* Your task
Examine the entries and show every line in which the word "this" is found.

* Record extracts
::::::::
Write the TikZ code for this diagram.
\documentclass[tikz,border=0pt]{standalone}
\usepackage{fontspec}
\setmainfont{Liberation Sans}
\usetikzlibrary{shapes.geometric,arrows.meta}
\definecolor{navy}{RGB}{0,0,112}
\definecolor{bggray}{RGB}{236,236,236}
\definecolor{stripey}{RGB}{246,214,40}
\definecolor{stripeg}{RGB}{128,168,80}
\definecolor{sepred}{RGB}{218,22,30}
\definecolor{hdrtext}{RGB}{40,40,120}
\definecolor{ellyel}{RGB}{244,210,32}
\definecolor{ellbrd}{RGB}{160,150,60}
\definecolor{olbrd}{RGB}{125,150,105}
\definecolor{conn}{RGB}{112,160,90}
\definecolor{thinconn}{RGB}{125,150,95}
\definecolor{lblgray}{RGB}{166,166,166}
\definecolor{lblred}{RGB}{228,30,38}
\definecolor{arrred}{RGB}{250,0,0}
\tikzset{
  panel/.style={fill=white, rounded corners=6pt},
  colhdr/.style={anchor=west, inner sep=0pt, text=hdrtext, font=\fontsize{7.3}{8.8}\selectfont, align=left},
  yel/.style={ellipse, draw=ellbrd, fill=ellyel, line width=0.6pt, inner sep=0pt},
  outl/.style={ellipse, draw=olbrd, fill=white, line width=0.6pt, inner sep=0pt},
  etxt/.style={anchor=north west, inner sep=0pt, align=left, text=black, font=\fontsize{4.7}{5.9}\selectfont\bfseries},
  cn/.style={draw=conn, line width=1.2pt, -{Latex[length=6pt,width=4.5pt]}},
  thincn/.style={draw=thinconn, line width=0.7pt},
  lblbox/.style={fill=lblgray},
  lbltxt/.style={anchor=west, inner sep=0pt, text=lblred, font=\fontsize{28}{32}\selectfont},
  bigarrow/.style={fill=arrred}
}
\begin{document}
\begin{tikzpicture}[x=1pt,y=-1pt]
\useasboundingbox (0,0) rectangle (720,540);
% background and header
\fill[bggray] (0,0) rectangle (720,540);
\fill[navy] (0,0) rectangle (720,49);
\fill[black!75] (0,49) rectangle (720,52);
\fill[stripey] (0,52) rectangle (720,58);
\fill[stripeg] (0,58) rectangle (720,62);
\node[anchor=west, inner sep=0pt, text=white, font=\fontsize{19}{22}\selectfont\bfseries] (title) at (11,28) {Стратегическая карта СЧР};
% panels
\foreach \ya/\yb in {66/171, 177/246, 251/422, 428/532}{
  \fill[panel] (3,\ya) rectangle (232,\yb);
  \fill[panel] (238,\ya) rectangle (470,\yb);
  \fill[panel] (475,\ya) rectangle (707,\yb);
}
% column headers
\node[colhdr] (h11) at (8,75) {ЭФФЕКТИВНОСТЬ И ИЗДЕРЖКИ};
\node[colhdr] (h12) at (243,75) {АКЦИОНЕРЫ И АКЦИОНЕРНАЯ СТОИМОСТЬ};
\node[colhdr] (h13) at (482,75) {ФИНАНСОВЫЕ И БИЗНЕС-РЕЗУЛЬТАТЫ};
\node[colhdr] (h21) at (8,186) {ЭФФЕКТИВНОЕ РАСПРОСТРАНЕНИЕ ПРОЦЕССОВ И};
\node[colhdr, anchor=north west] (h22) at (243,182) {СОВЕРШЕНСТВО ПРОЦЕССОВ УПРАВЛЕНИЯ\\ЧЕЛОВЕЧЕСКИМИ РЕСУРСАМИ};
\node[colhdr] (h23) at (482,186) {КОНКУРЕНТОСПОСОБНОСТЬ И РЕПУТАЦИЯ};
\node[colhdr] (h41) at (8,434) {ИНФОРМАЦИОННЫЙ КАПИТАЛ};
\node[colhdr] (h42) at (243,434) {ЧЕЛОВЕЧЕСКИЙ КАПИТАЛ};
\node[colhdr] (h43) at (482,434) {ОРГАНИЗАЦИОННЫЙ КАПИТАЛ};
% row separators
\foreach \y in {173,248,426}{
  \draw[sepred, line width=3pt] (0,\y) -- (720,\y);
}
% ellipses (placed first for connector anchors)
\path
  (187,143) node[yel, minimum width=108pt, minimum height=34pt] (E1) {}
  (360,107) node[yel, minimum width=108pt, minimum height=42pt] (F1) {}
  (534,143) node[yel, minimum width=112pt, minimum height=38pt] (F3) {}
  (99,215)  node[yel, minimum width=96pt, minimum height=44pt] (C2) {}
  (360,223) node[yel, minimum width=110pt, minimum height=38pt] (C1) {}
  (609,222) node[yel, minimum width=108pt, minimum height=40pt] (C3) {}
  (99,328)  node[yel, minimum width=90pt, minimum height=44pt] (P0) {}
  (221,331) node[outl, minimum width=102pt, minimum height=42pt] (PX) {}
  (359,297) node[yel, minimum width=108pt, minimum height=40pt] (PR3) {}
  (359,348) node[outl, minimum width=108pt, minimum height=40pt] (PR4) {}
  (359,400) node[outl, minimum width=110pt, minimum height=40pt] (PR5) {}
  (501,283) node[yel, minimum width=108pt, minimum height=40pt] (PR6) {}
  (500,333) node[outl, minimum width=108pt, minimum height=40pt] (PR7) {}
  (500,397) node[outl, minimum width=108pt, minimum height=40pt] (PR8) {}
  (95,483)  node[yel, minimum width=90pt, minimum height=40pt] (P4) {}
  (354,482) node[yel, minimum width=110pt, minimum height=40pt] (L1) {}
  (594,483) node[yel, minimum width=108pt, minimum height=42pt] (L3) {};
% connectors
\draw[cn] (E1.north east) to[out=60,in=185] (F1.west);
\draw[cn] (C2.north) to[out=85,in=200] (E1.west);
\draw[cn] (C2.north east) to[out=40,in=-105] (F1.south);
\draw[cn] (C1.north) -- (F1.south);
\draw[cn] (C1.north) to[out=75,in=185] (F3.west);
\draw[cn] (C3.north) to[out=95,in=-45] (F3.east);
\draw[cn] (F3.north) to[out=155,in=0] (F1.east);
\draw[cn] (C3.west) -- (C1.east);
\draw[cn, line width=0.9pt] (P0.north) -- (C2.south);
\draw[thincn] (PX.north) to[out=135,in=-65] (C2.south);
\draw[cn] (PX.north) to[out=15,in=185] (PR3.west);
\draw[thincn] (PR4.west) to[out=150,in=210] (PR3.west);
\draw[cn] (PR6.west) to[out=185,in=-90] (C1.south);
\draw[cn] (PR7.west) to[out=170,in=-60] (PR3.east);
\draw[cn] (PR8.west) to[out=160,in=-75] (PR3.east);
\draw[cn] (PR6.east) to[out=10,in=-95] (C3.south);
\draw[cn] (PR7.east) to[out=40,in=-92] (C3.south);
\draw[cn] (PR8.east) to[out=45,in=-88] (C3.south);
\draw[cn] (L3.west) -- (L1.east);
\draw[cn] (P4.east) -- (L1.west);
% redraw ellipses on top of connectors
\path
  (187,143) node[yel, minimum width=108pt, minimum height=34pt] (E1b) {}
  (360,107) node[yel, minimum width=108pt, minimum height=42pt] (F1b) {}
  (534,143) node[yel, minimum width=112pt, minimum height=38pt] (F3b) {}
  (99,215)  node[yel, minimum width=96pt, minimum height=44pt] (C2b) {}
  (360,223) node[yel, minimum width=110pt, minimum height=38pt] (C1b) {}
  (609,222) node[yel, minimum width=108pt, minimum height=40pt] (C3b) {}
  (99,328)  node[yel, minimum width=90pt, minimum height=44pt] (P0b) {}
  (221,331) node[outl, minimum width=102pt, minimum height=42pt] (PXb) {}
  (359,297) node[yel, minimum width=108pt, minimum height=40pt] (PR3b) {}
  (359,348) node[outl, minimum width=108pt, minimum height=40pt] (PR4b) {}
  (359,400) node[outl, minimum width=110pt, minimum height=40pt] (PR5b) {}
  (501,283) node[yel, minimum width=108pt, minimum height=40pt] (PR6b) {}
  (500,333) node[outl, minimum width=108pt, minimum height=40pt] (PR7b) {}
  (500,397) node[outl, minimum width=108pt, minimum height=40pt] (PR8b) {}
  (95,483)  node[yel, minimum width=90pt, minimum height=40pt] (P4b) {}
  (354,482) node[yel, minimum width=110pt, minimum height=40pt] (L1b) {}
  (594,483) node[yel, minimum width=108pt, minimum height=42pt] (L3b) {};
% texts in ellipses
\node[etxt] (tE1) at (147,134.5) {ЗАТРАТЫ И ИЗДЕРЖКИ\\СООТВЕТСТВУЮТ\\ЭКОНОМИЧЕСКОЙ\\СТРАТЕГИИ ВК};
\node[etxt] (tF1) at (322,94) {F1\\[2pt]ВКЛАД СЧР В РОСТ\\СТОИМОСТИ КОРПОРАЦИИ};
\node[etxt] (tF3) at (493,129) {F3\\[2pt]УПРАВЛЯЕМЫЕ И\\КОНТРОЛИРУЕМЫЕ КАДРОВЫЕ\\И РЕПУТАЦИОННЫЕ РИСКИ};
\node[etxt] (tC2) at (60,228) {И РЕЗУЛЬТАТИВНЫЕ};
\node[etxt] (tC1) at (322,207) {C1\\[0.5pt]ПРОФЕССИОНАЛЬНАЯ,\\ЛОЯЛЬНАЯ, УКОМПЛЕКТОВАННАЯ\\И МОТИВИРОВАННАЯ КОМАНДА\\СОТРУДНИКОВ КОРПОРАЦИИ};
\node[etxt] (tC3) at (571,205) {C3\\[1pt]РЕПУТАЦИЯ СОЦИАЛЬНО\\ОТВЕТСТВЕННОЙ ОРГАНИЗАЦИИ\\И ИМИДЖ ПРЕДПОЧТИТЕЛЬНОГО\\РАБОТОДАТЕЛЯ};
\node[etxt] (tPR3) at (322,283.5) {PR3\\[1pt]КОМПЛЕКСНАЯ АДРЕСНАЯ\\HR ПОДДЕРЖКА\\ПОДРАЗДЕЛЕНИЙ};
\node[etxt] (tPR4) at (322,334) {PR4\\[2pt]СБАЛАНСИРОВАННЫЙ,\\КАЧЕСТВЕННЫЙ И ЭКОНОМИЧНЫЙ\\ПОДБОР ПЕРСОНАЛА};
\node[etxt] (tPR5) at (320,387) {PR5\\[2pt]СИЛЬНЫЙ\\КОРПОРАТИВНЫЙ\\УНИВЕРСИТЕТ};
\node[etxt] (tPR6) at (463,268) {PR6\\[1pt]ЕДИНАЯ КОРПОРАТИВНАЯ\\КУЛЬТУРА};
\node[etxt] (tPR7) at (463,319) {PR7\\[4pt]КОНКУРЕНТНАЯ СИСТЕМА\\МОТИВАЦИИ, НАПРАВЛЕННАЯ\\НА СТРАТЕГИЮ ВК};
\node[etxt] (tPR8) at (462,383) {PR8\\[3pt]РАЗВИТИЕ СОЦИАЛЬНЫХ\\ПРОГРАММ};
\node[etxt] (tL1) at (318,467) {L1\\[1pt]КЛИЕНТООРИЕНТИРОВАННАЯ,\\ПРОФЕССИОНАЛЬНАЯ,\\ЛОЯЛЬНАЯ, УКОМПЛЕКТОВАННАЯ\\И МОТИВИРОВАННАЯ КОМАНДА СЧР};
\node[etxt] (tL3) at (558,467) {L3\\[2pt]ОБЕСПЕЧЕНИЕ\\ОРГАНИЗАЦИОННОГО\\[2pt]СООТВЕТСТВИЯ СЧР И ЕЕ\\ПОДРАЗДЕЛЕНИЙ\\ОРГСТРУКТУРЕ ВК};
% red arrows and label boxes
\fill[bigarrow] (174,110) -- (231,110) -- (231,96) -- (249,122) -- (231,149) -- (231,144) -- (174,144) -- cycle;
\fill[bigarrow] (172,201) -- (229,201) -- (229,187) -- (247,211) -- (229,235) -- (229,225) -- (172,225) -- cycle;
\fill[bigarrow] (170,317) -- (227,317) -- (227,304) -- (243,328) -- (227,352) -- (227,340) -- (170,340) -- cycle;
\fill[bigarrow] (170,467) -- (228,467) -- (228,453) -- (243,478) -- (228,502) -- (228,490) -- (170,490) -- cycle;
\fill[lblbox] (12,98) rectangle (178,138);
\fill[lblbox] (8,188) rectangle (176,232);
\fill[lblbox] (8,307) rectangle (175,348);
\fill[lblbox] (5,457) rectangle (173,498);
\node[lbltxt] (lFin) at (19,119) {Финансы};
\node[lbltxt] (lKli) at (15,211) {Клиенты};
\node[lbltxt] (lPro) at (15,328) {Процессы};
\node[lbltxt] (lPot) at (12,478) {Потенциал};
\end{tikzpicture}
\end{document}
::::::::
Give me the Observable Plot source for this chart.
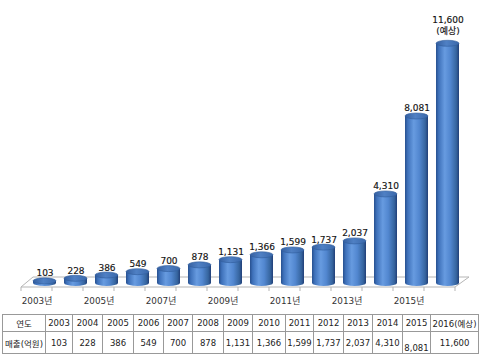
::::::::
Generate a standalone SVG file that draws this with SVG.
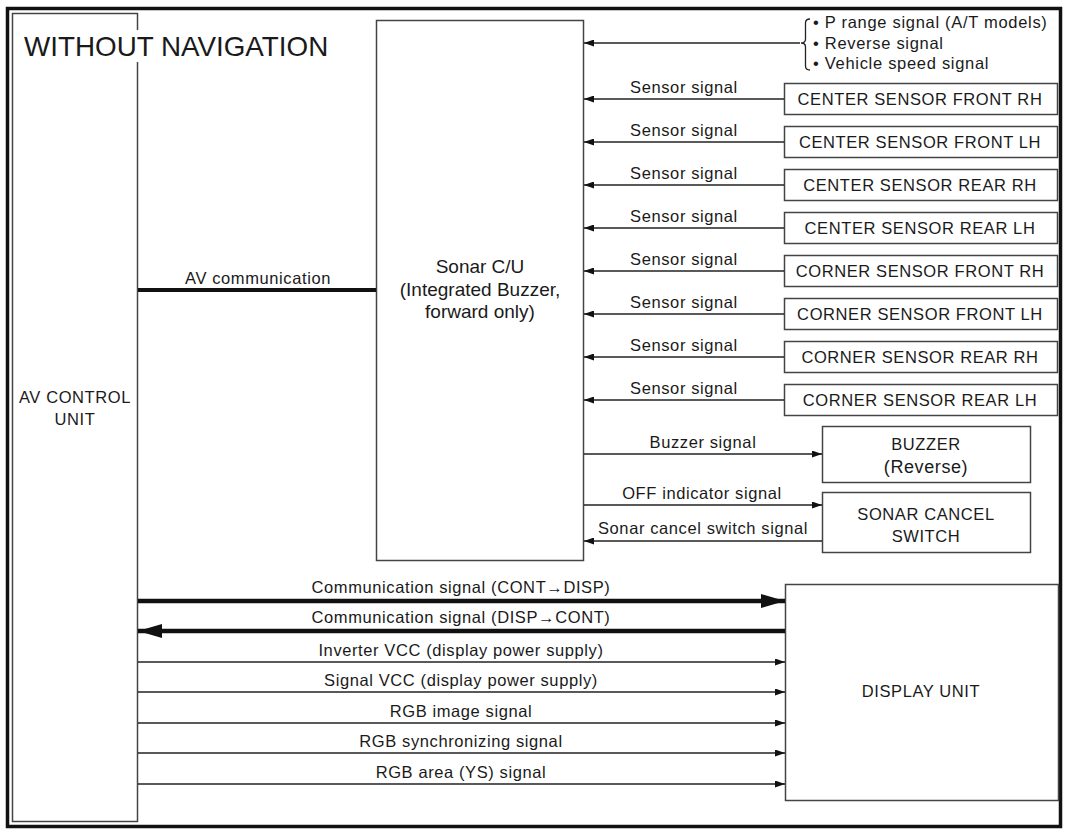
::::::::
* Final answer
Write the TikZ code for this diagram.
Give me the Observable Plot source for this chart.
Generate a standalone SVG file that draws this with SVG.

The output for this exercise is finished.